What are the Discrete Facets of Coefficient of Determination?

The coefficient of determination method in statistical analysis is used to forecast and describe the future outcomes of a model. This method is also referred to as R squared, which acts as a guideline to measure the accuracy of the model.

The coefficient of determination or R squared method is the variance of the dependent variable in the proportion that is predicted through an independent variable. It denotes the level of variation in the provided data.

• The coefficient of determination is nothing but the square of the correlation(r), hence it ranges from 0 to 1.

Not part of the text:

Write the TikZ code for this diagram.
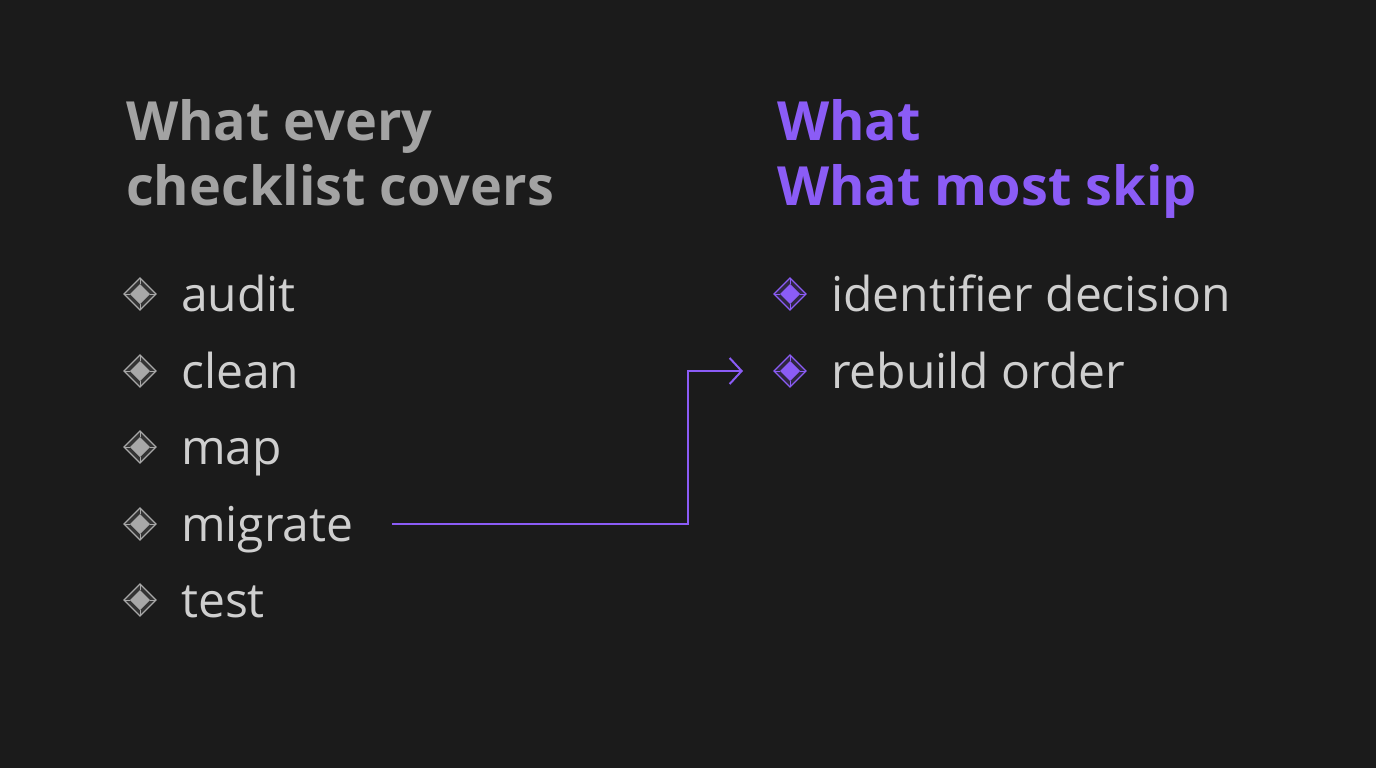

• As per linear regression, the coefficient of determination is the same as the square of the correlation between the x and y variables.

• If R² is 0, the independent variable cannot predict the dependent variable.

• If R² is 1, the independent variable without any error cannot predict the dependent variable.

• If R² ranges between 0 and 1, then it denotes the extent that can be predicted by the dependent variable. If R² is 0.10, then the x variable has predicted 10 percent of the variance in the y variable. If R² of 0.20, then the x variable has predicted 10 percent of the variance in the y variable, and so on.

• Whether the model would fit the given data set or not, can be determined using the R² value. For any percentage of the variation, the good fit would be different. 

Coefficient of Determination Formula

The formula to find the coefficient of determination is classified into two types- The correlation coefficient and the sum of squares.

Formula 1:

\[ r = \frac{n(\sum xy) - (\sum x) (\sum y)}{\sqrt{[n\sum x^{2} - (\sum x)^{2}] [n\sum y^{2} - (\sum y)^{2}]}}\]

Where,

n is the total number of observations.

Σx is the total of the first variable value.

Σy is the total of the second variable value.

Σxy is the sum of the product of the first & the second value.

Σx2 is the sum of the squares of the first value.

Σy2 is the sum of the squares of the second value.

Thus, the coefficient of determination = (correlation coefficient)2 = r2.

Formula 2:

\[R^{2} = 1 - \frac{RSS}{TSS}\]

Where,

R2 is the coefficient of determination.

RSS is the residual sum of squares.

TSS is the total sum of squares.

Properties of Coefficient of Determination

• It helps to determine the variation in the ratio of how a variable is predicted from the other.

• It helps to determine how to make predictions from the given data by using this measurement.

• It helps to determine the explained variation / total variation

• It helps to understand the strength of the association (linear) between the variables.

• If the value of R² is close to 1, The values of y will be close to the regression line, and similarly, if it is nearing 0, the values move away from the regression line.

• It helps to determine the strength of association between different variables.

Steps to Find the Coefficient of Determination

1. Find r, Correlation Coefficient

2. Square ‘r’.

3. Change the value to a percentage.

Conclusion:

This article focuses on the Coefficient of Determination and its application. You need to be thorough with the topic to be able to apply it in practice. Mathematics requires you to repeatedly do sums to perfect the concepts.